Días pasados me lo encontré en la calle. Estaba muy dolorido por ciertos acontecimientos que le han producido mucha tristeza al papa Benedicto XVI y con él a los cuatrocientos mil sacerdotes de la Iglesia Católica esparcidos por todo el mundo en misiones, hospitales, leproserías, barrios marginales, etc., rigurosos y exigentes en sus vidas y con ellos a la mayoría de los fieles de la comunidad católica de todo el mundo e incluso a muchos no creyentes que saben valorar el alto referente moral de la Iglesia Católica. En aquel momento hablamos de todo: de la traición cobardona de san Pedro; de la furia persecutoria de Saulo; de las intrigas y desavenencias entre los primeros apóstoles; de aquel gamberro cartaginés llamado Agustín; de la dulzura de Francisco de Asís; de los pobres curas medievales que vivían con sus barraganas; de los escándalos del papa Borgia; o de los clérigos desnortados que tanto nutrieron las logias masónicas durante la llamada Ilustración.
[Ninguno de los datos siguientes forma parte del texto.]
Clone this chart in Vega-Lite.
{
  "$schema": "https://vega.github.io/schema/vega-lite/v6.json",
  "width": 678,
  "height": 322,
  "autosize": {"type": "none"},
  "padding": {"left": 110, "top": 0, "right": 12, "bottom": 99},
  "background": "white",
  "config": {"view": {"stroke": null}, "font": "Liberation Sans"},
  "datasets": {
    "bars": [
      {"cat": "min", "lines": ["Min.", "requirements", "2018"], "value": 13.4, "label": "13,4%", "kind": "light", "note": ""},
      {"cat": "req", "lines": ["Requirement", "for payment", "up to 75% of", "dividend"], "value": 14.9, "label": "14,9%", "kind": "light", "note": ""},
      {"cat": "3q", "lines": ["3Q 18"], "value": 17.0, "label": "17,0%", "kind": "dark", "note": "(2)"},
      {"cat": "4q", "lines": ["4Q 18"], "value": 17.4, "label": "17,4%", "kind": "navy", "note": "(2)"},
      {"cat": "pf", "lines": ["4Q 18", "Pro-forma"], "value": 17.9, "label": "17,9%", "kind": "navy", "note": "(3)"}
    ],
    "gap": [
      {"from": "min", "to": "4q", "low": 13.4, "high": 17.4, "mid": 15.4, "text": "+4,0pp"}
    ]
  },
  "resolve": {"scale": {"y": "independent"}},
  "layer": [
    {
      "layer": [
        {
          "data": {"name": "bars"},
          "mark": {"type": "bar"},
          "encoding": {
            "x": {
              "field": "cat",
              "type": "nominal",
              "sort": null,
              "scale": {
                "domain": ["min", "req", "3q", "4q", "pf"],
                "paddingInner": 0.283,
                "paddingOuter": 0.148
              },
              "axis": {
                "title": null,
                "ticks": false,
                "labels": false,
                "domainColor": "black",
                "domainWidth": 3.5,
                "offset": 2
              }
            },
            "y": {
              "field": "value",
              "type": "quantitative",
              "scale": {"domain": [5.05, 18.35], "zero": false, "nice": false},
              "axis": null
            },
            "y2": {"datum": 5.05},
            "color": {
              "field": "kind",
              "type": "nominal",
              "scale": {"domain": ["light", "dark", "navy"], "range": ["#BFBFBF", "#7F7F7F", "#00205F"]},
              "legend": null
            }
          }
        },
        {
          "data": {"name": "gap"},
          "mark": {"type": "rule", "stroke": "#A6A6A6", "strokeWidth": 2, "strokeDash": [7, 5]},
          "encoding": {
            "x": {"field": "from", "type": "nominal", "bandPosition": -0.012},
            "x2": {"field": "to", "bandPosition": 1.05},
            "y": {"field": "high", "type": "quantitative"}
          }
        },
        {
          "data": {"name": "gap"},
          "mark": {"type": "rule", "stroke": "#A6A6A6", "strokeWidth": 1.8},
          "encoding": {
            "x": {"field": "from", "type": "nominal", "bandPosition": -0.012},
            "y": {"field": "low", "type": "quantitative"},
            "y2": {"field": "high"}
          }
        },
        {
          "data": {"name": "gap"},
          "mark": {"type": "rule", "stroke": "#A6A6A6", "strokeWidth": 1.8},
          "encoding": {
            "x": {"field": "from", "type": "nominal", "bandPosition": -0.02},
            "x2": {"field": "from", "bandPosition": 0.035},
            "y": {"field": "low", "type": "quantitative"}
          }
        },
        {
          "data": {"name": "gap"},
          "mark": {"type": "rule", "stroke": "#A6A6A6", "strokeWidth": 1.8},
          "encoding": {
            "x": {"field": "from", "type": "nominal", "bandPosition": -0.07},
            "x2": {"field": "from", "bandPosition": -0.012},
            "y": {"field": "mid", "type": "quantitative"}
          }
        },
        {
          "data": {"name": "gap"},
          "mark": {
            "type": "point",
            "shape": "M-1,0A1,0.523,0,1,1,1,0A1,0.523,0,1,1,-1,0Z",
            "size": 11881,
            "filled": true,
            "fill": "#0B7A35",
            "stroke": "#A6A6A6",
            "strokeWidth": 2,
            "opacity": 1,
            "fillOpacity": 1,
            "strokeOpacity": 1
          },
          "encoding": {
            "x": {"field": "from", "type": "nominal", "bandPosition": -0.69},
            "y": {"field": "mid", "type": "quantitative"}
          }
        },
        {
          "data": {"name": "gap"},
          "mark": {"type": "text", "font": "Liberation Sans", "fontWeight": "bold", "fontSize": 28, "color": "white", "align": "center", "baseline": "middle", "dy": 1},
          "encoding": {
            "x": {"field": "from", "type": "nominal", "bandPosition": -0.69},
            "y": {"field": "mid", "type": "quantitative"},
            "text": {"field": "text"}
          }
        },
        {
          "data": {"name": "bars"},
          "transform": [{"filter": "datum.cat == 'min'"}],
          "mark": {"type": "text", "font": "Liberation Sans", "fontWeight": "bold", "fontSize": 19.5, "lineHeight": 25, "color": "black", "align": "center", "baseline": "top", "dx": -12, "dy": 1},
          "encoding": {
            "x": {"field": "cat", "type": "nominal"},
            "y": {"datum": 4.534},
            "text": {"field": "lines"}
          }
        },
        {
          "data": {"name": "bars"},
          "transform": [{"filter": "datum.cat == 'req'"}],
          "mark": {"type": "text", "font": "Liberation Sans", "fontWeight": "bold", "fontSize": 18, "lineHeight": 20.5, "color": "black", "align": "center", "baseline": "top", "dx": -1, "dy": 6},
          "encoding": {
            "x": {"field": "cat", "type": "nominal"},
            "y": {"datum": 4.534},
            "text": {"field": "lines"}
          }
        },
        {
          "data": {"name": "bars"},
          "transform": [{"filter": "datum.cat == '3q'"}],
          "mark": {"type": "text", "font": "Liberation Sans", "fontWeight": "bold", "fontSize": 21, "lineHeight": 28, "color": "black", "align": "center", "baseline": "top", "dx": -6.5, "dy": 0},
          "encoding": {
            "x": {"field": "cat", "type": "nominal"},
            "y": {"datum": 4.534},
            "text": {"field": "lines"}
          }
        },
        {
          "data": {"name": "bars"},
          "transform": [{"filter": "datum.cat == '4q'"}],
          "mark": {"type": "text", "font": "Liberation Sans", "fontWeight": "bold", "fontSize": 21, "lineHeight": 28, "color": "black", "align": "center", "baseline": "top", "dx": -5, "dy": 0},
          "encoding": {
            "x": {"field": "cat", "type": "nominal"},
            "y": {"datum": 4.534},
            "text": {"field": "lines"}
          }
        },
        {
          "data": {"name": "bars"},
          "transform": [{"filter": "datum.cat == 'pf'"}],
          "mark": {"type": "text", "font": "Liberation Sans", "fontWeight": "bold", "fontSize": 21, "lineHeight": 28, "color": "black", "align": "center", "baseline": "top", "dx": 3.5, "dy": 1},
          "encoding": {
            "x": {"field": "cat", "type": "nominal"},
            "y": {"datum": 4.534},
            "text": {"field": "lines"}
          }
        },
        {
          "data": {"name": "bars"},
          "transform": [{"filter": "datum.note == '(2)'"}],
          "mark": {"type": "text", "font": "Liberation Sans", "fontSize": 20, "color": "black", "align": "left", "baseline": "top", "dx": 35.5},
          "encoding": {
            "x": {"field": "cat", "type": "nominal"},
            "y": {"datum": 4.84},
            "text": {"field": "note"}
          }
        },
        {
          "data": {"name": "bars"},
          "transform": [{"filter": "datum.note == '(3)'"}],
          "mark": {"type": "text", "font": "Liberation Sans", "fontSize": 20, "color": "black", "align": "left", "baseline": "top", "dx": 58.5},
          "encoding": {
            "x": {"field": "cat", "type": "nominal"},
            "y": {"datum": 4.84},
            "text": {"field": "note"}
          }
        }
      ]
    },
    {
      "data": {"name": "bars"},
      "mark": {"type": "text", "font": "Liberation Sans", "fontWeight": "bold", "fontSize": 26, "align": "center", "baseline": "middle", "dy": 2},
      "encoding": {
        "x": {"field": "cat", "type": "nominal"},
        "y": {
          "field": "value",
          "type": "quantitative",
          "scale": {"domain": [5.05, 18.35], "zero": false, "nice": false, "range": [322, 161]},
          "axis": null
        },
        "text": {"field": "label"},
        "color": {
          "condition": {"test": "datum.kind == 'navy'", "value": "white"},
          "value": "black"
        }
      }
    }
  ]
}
Pero con un balance muy positivo y alentador: en cada momento, por muy difícil que haya sido, durante dos mil años, la Iglesia ha contado con más grandes santos que traidores e infieles. Más recientemente, durante nuestra guerra civil, le puse al corriente de aquel canónigo de Granada, natural de Vinaroz, Luís López Doriga Meseguer, que fue elegido diputado por el Partido Republicano Radical Socialista y que no tuvo muchos reparos en aprobar incluso la ley del divorcio; y también salió a relucir la miseria y grandeza de cierto sacerdote de la diócesis que, al parecer, también tenía su barragana, pero que ante los milicianos que lo asesinaron pidió confesarse primero y después murió con su dignidad sacerdotal intacta, ennoblecida y recuperada. Aquel pecador hoy es mártir de la Iglesia Católica.
Mi amigo y querido sacerdote, con su mejor sonrisa, se despidió diciéndome: Omnia in bonun, Germán. Todo es para bien. Tranquilos.